The Many Faces of Canal Street

This 1807 painting shows what is now Canal Street. The bridge is at the intersection of today’s intersection of Canal and Broadway. Image courtesy of the Museum of the City of New York

Posted
Dec. 30, 2013

If any street in New York can claim to be the most beat-up and changed, Canal Street surely qualifies. In the beginning, in fact, it wasn’t a street at all, or even a canal. It was a drainage ditch. The ditch, in turn, owed its existence to Collect Pond, a stagnant body of water just north of today’s Foley Square, and to the Lis­penard Meadows, a patch of swampland that covered much of northern Tribeca.

When the landowner Anthony Rut­gers acquired the pond and the swamp in 1733, they were well outside the city limits—everything above Cham­bers Street was still farmland or woods—but he knew something had to be done about them. The swamp, he said, was “filled constantly with standing water” with “no natural vent and being covered with bushes and small trees [was] by the stagnation and rottenness of it… become exceedingly dangerous and of fatal consequence to all the inhabitants of the north part of this City bordering near the same, they being subjected to very many diseases and distempers, which by all Physicians and by long experience are imputed to those un­wholesome vapors occasioned thereby…”

Rutgers petitioned the city for permission to lay a drain “into Hudson’s River as far as Low Water Mark,” and got its okay. The resulting hand-excavated trench meandered its way from present-day Centre Street westward to the river.

Rutgers’ ditch was also a barrier, of course, and so at the point where Broadway (then little more than a lane) intersected it, a stone bridge was built, probably for military reasons, during the American Revolution. Farther west another bridge was also built, serving the road to Greenwich Village—today’s Greenwich Street. For a time these two bridges were the main exits from the city. But soon the bridge proved to be inadequate, and in 1792 no less a personage than John Jay, who happened to be Chief Justice of the United States, offered to donate some of the land he owned in the neighborhood if the city fathers should “judge it expedient to make a Canal from the fresh Water [i.e. Collect] Pond to the North [i.e. Hudson] River.”

At the same time, the city decided to solve the Collect Pond problem once and for all by filling it up with “good and wholesome earth,” and this compounded the drainage problem. After some years of debate the decision was made to convert the ditch into a plank-sided canal eight feet wide following a straight line from Centre Street to the Hudson, with a roadway on both sides. This was done in 1811.

The canal was popular among the residents of what was by now a lively neighborhood surrounding it. In the mid-19th century, a woman recalled that children “used to skate on the canal that is now Canal Street… and my mother says the poor people used to get a rib of beef and polish it and drill holes in it and fasten it on their shoes to skate on.” Such delights were short-lived, however, for the canal proved to be little more than an open sewer, and by 1819 it was covered over.

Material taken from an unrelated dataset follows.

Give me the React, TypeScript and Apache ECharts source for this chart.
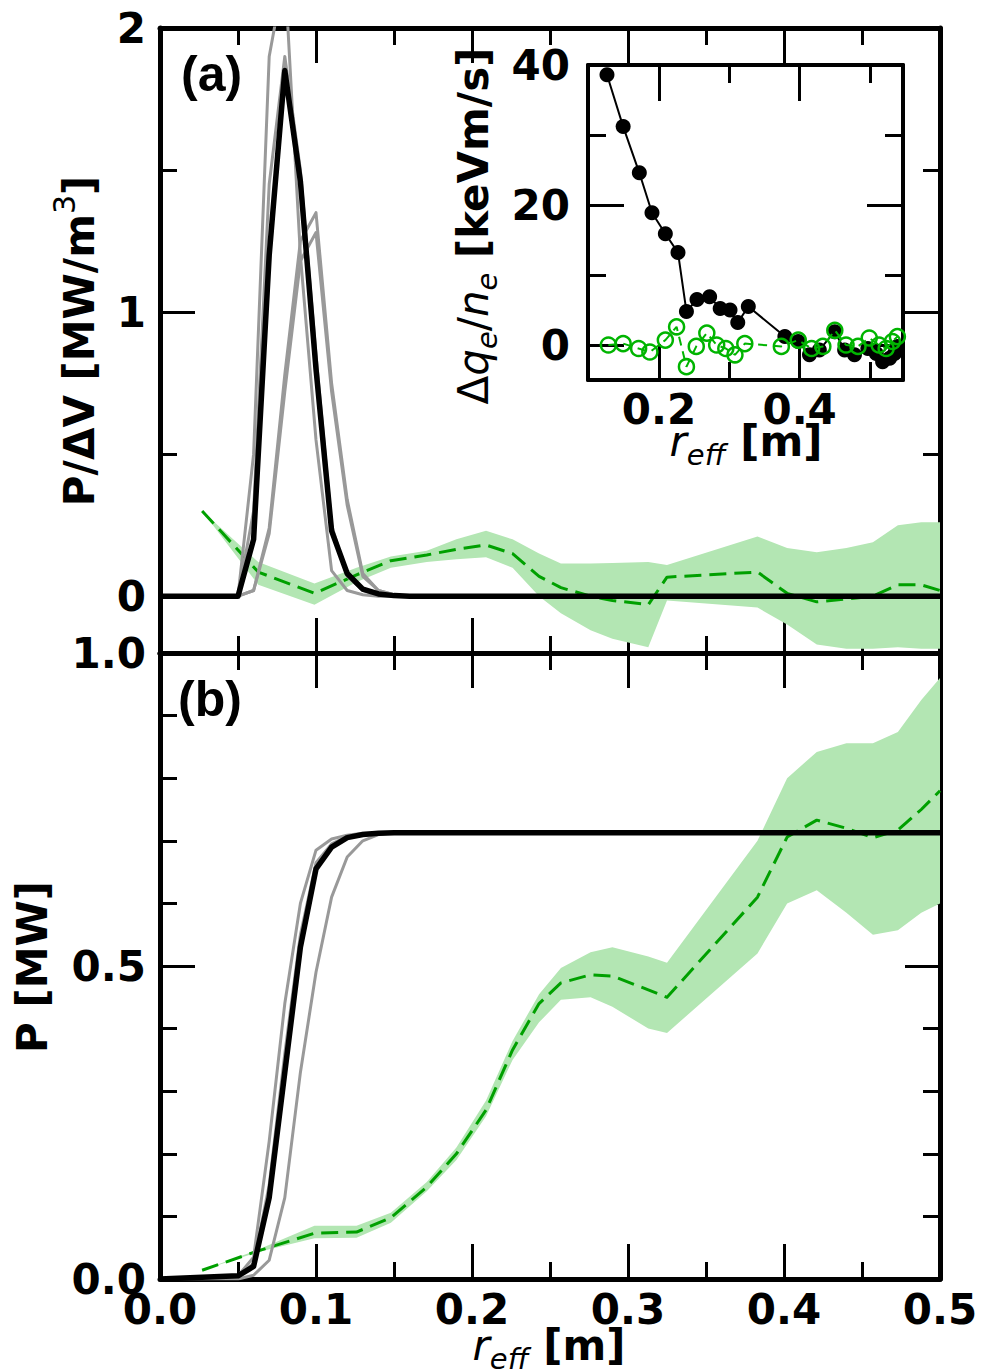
import React, { useEffect, useRef } from 'react';
import * as echarts from 'echarts';

// ---------- data ----------
// radial grid for the deposition profiles (black = model, gray = variants)
const rx = [0, 0.05, 0.06, 0.07, 0.08, 0.09, 0.1, 0.11, 0.12, 0.13, 0.14, 0.15, 0.16, 0.5];
const pdvBlack = [0, 0, 0.2, 1.2, 1.85, 1.46, 0.8, 0.23, 0.08, 0.025, 0.008, 0.002, 0, 0];
const pdvGrayA = [0, 0, 0.5, 1.9, 2.2, 1.2, 0.55, 0.09, 0.02, 0.005, 0, 0, 0, 0];
const pdvGrayB = [0, 0, 0.3, 1.45, 1.9, 1.5, 0.85, 0.25, 0.07, 0.02, 0.005, 0, 0, 0];
const pdvGrayC = [0, 0, 0.02, 0.24, 0.78, 1.25, 1.35, 0.75, 0.34, 0.08, 0.02, 0.005, 0, 0];
const pdvGrayD = [0, 0, 0.02, 0.22, 0.72, 1.18, 1.28, 0.72, 0.32, 0.07, 0.02, 0.005, 0, 0];

const pBlack = [0, 0.005, 0.02, 0.13, 0.33, 0.53, 0.655, 0.69, 0.705, 0.71, 0.712, 0.713, 0.713, 0.713];
const pGrayA = [0, 0.005, 0.035, 0.22, 0.44, 0.6, 0.685, 0.703, 0.709, 0.712, 0.713, 0.713, 0.713, 0.713];
const pGrayB = [0, 0.005, 0.025, 0.15, 0.36, 0.55, 0.665, 0.695, 0.707, 0.711, 0.713, 0.713, 0.713, 0.713];
const pGrayC = [0, 0, 0.006, 0.03, 0.13, 0.33, 0.49, 0.61, 0.674, 0.7, 0.71, 0.713, 0.713, 0.713];

// experimental (green) profiles with uncertainty band
const gx = [0.027, 0.063, 0.099, 0.126, 0.148, 0.171, 0.19, 0.209, 0.226, 0.243, 0.257, 0.276, 0.29, 0.313, 0.325, 0.383, 0.402, 0.421, 0.44, 0.457, 0.473, 0.488, 0.5];
const gPdv = [0.3, 0.085, 0.01, 0.075, 0.125, 0.145, 0.165, 0.18, 0.15, 0.07, 0.03, 0.0, -0.015, -0.03, 0.067, 0.085, 0.01, -0.02, -0.01, 0.0, 0.04, 0.04, 0.02];
const gPdvLo = [0.3, 0.04, -0.03, 0.05, 0.1, 0.12, 0.13, 0.137, 0.1, 0.0, -0.06, -0.12, -0.15, -0.18, -0.015, -0.04, -0.1, -0.17, -0.185, -0.185, -0.18, -0.185, -0.185];
const gPdvHi = [0.3, 0.12, 0.045, 0.1, 0.14, 0.16, 0.2, 0.23, 0.2, 0.15, 0.115, 0.115, 0.117, 0.12, 0.11, 0.21, 0.17, 0.155, 0.17, 0.19, 0.25, 0.26, 0.26];

const gP = [0.014, 0.045, 0.073, 0.075, 0.098, 0.147, 0.2, 0.27, 0.366, 0.44, 0.473, 0.486, 0.484, 0.462, 0.45, 0.61, 0.706, 0.733, 0.72, 0.705, 0.717, 0.75, 0.78];
const gPLo = [0.014, 0.043, 0.065, 0.066, 0.09, 0.14, 0.19, 0.26, 0.35, 0.41, 0.446, 0.45, 0.435, 0.4, 0.393, 0.52, 0.6, 0.621, 0.585, 0.55, 0.557, 0.585, 0.6];
const gPHi = [0.014, 0.047, 0.085, 0.085, 0.106, 0.155, 0.21, 0.285, 0.38, 0.455, 0.497, 0.522, 0.53, 0.515, 0.505, 0.7, 0.8, 0.842, 0.856, 0.856, 0.874, 0.925, 0.96];

// inset: delta q_e / n_e
const insBlackX = [0.126, 0.149, 0.172, 0.19, 0.209, 0.227, 0.239, 0.254, 0.272, 0.287, 0.301, 0.312, 0.327, 0.379, 0.398, 0.414, 0.428, 0.45, 0.464, 0.478, 0.497, 0.509, 0.518, 0.528, 0.535, 0.539];
const insBlackY = [38.6, 31.2, 24.6, 18.9, 15.9, 13.2, 4.8, 6.5, 6.9, 5.2, 5.0, 3.2, 5.5, 1.2, 0.5, -1.4, -0.7, 1.9, -0.7, -1.4, -0.5, -1.2, -2.4, -1.9, -1.2, -0.2];
const insGreenX = [0.128, 0.149, 0.171, 0.187, 0.209, 0.225, 0.239, 0.253, 0.268, 0.282, 0.295, 0.308, 0.322, 0.374, 0.398, 0.417, 0.433, 0.45, 0.466, 0.483, 0.499, 0.513, 0.523, 0.532, 0.539];
const insGreenY = [0, 0.2, -0.5, -1.0, 0.7, 2.6, -3.1, -0.2, 1.7, 0, -0.5, -1.4, 0.2, -0.2, 0.7, -0.5, -0.2, 2.1, 0, -0.2, 1.0, 0, -0.5, 0.5, 1.2];

const yTicksTop = [0, 1, 2];
const yMinorTop = [0.5, 1.5];
const xTicksInset = [0.2, 0.4];
const xMinorInset = [0.3, 0.5];
const yTicksInset = [0, 20, 40];
const yMinorInset = [10, 30];

// ---------- styles ----------
const FONT = 'DejaVu Sans';
const BLACK = '#000000';
const GRAY = '#999999';
const GREEN = '#00a000';
const GREEN2 = '#00b400';
const BAND = '#b3e6b3';

const labelStyle = { color: BLACK, fontFamily: FONT, fontWeight: 'bold' as const, fontSize: 42 };
const tickLine = { color: BLACK, width: 3 };

function xAxisMain(grid: number, position: string, showLabel: boolean) {
  return {
    type: 'value', gridIndex: grid, position, min: 0, max: 0.5, interval: 0.1,
    axisLine: { show: true, onZero: false, lineStyle: { color: BLACK, width: 5 } },
    axisTick: { show: true, inside: true, length: 35, lineStyle: tickLine },
    minorTick: { show: true, splitNumber: 2, length: 17, lineStyle: tickLine },
    splitLine: { show: false }, minorSplitLine: { show: false },
    axisLabel: showLabel
      ? { show: true, ...labelStyle, margin: 9, formatter: (v: number) => v.toFixed(1) }
      : { show: false },
  };
}

function customAxis(grid: number, position: string, min: number, max: number,
  ticks: number[], len: number, line: boolean, labels: number[] | null, fmt: (v: number) => string, margin: number, lw: number) {
  return {
    type: 'value', gridIndex: grid, position, min, max,
    axisLine: { show: line, onZero: false, lineStyle: { color: BLACK, width: lw } },
    axisTick: { show: true, inside: true, length: len, lineStyle: tickLine, customValues: ticks },
    splitLine: { show: false },
    axisLabel: labels ? { show: true, ...labelStyle, margin, customValues: labels, formatter: fmt } : { show: false },
  };
}

function yAxisBottom(position: string, showLabel: boolean) {
  return {
    type: 'value', gridIndex: 1, position, min: 0, max: 1, interval: 0.5,
    axisLine: { show: true, onZero: false, lineStyle: { color: BLACK, width: 5 } },
    axisTick: { show: true, inside: true, length: 35, lineStyle: tickLine },
    minorTick: { show: true, splitNumber: 5, length: 17, lineStyle: tickLine },
    splitLine: { show: false }, minorSplitLine: { show: false },
    axisLabel: showLabel ? { show: true, ...labelStyle, margin: 14, formatter: (v: number) => v.toFixed(1) } : { show: false },
  };
}

function lineSeries(xi: number, yi: number, xs: number[], ys: number[], color: string, width: number, z: number, type: any = 'solid') {
  return {
    type: 'line', xAxisIndex: xi, yAxisIndex: yi, silent: true, z,
    data: xs.map((x, i) => [x, ys[i]]),
    showSymbol: false, symbol: 'none',
    lineStyle: { color, width, type, join: 'round', cap: 'butt' },
  };
}

function bandSeries(xi: number, yi: number, lo: number[], hi: number[]) {
  return {
    type: 'custom', xAxisIndex: xi, yAxisIndex: yi, silent: true, clip: true, z: 1,
    data: [[gx[0], lo[0]]],
    renderItem: (_p: any, api: any) => {
      const up = gx.map((x, i) => api.coord([x, hi[i]]));
      const dn = gx.map((x, i) => api.coord([x, lo[i]])).reverse();
      return { type: 'polygon', shape: { points: up.concat(dn) }, style: { fill: BAND, stroke: null } };
    },
  };
}

const reg = { fontFamily: FONT, fontSize: 42, fill: BLACK };
const bold = { ...reg, fontWeight: 'bold' };
const ital = { ...reg, fontStyle: 'italic', fontWeight: 'normal' };
const sub = { fontFamily: FONT, fontSize: 29, fontStyle: 'italic', fontWeight: 'normal', fill: BLACK, padding: [28, 0, 0, 0] };
const sup = { fontFamily: FONT, fontSize: 30, fontWeight: 'normal', fill: BLACK, padding: [0, 0, 30, 0] };

function titleText(text: string, x: number, y: number, rotation: number) {
  return {
    type: 'text', x, y, rotation, z: 100, silent: true,
    style: {
      text, rich: { b: bold, i: ital, s: sub, u: sup, n: { ...reg, fontWeight: 'normal' } },
      align: 'center', verticalAlign: 'middle', textAlign: 'center', textVerticalAlign: 'middle',
    },
  };
}

function panelLabel(text: string, x: number, y: number) {
  return {
    type: 'text', x, y, z: 100, silent: true,
    style: {
      text, fontFamily: 'Liberation Sans', fontWeight: 'bold', fontSize: 50, fill: BLACK,
      align: 'left', verticalAlign: 'middle', textAlign: 'left', textVerticalAlign: 'middle',
    },
  };
}

const option: any = {
  animation: false,
  backgroundColor: '#ffffff',
  textStyle: { fontFamily: FONT },
  grid: [
    { left: 160, top: 28, width: 780, height: 625, outerBoundsMode: 'none', containLabel: false },
    { left: 160, top: 653, width: 780, height: 626, outerBoundsMode: 'none', containLabel: false },
    { left: 588, top: 65, width: 315, height: 315, outerBoundsMode: 'none', containLabel: false },
  ],
  xAxis: [
    xAxisMain(0, 'bottom', false),
    xAxisMain(0, 'top', false),
    xAxisMain(1, 'bottom', true),
    xAxisMain(1, 'top', false),
    customAxis(2, 'bottom', 0.099, 0.547, xTicksInset, 36, true, xTicksInset, (v) => v.toFixed(1), 8, 4),
    customAxis(2, 'bottom', 0.099, 0.547, xMinorInset, 18, false, null, (v) => String(v), 8, 4),
    customAxis(2, 'top', 0.099, 0.547, xTicksInset, 36, true, null, (v) => String(v), 8, 4),
    customAxis(2, 'top', 0.099, 0.547, xMinorInset, 18, false, null, (v) => String(v), 8, 4),
  ],
  yAxis: [
    customAxis(0, 'left', -0.2, 2, yTicksTop, 35, true, yTicksTop, (v) => String(Math.round(v)), 14, 5),
    customAxis(0, 'left', -0.2, 2, yMinorTop, 17, false, null, (v) => String(v), 14, 5),
    customAxis(0, 'right', -0.2, 2, yTicksTop, 35, true, null, (v) => String(v), 14, 5),
    customAxis(0, 'right', -0.2, 2, yMinorTop, 17, false, null, (v) => String(v), 14, 5),
    yAxisBottom('left', true),
    yAxisBottom('right', false),
    customAxis(2, 'left', -5, 40, yTicksInset, 36, true, yTicksInset, (v) => String(Math.round(v)), 18, 4),
    customAxis(2, 'left', -5, 40, yMinorInset, 18, false, null, (v) => String(v), 18, 4),
    customAxis(2, 'right', -5, 40, yTicksInset, 36, true, null, (v) => String(v), 18, 4),
    customAxis(2, 'right', -5, 40, yMinorInset, 18, false, null, (v) => String(v), 18, 4),
  ],
  series: [
    // panel (a)
    bandSeries(0, 0, gPdvLo, gPdvHi),
    lineSeries(0, 0, gx, gPdv, GREEN, 3, 2, [17, 8]),
    lineSeries(0, 0, rx, pdvGrayA, GRAY, 3, 3),
    lineSeries(0, 0, rx, pdvGrayB, GRAY, 3, 3),
    lineSeries(0, 0, rx, pdvGrayC, GRAY, 3, 3),
    lineSeries(0, 0, rx, pdvGrayD, GRAY, 3, 3),
    lineSeries(0, 0, rx, pdvBlack, BLACK, 5.5, 4),
    // panel (b)
    bandSeries(2, 4, gPLo, gPHi),
    lineSeries(2, 4, gx, gP, GREEN, 3, 2, [17, 8]),
    lineSeries(2, 4, rx, pGrayA, GRAY, 3, 3),
    lineSeries(2, 4, rx, pGrayB, GRAY, 3, 3),
    lineSeries(2, 4, rx, pGrayC, GRAY, 3, 3),
    lineSeries(2, 4, rx, pBlack, BLACK, 5.5, 4),
    // inset
    {
      type: 'line', xAxisIndex: 4, yAxisIndex: 6, silent: true, z: 5,
      data: insBlackX.map((x, i) => [x, insBlackY[i]]),
      symbol: 'circle', symbolSize: 15, showSymbol: true,
      itemStyle: { color: BLACK },
      lineStyle: { color: BLACK, width: 2 },
    },
    {
      type: 'line', xAxisIndex: 4, yAxisIndex: 6, silent: true, z: 6,
      data: insGreenX.map((x, i) => [x, insGreenY[i]]),
      symbol: 'circle', symbolSize: 15, showSymbol: true,
      itemStyle: { color: 'rgba(0,0,0,0)', borderColor: GREEN2, borderWidth: 2.5 },
      lineStyle: { color: GREEN2, width: 2, type: [9, 6] },
    },
  ],
  graphic: [
    panelLabel('(a)', 181, 74),
    panelLabel('(b)', 178, 699),
    titleText('{b|P/ΔV [MW/m}{u|3}{b|]}', 79, 341, Math.PI / 2),
    titleText('{b|P [MW]}', 32, 967, Math.PI / 2),
    titleText('{i|r}{s|eff}{b| [m]}', 549, 1345, 0),
    titleText('{i|r}{s|eff}{b| [m]}', 746, 441, 0),
    titleText('{n|Δ}{i|q}{s|e}{n|/}{i|n}{s|e}{b| [keVm/s]}', 473, 226, Math.PI / 2),
  ],
};

export default function App() {
  const ref = useRef<HTMLDivElement>(null);
  useEffect(() => {
    if (!ref.current) return;
    const chart = echarts.init(ref.current, null, { renderer: 'svg', width: 982, height: 1370 });
    chart.setOption(option);
    return () => chart.dispose();
  }, []);
  return <div ref={ref} style={{ position: 'absolute', left: 0, top: 0, width: 982, height: 1370 }} />;
}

That was hardly the end of the changes that would befall the street. Clearly such a broad boulevard had no business ending at Centre Street, and so in the 1850s the blocks to the east were punched through and Canal Street was extended until it merged with Walker Street between Baxter and Mulberry. The blocks to the east that had been Walker Street were renamed Canal Street.

So much for the eastern end of the street. The western half endured its biggest changes in the 1920s to make way for the Holland Tunnel. An entire block between Varick and Hudson just above Canal was demolished to provide an entrance plaza to the tunnel, and all the buildings on the south side of Canal between Varick and Hudson were removed to provide an exit ramp. Because that exit dumped traffic directly onto Varick Street (today’s larger exit system to the south came later), the triangular block bordered by Varick, Laight and Canal streets was also cleared; it is now a park.

Finally, because the city fathers as­sumed, correctly, that traffic the tunnel would one day prove gargantuan, a very pleasant park that had existed for decades at the western end of Canal was demolished in 1930 to create what was called a “triangular safety zone.” After serving for years as a parking lot for sanitation trucks, that park was wonderfully restored.

Old-timers may recall that when an elevated highway ran along West Street, a bridge carried traffic across the Canal Street intersection, seemingly without rhyme or reason. The reason was that the canal, still there underground, made the elevated footings unreliable. When the highway was torn down, the last visible reminder of Anthony Rutgers’ ditch disappeared.

But underneath all the honking and screeching and cursing that we now associate with Canal Street and its monster traffic jams, the watercourse is still there, silently delivering to the river the subterranean waters of Tribeca.

This article was excerpted from “Tri­beca: A Pictorial History” by Oli­ver E. Allen, published by The Tribeca Trib.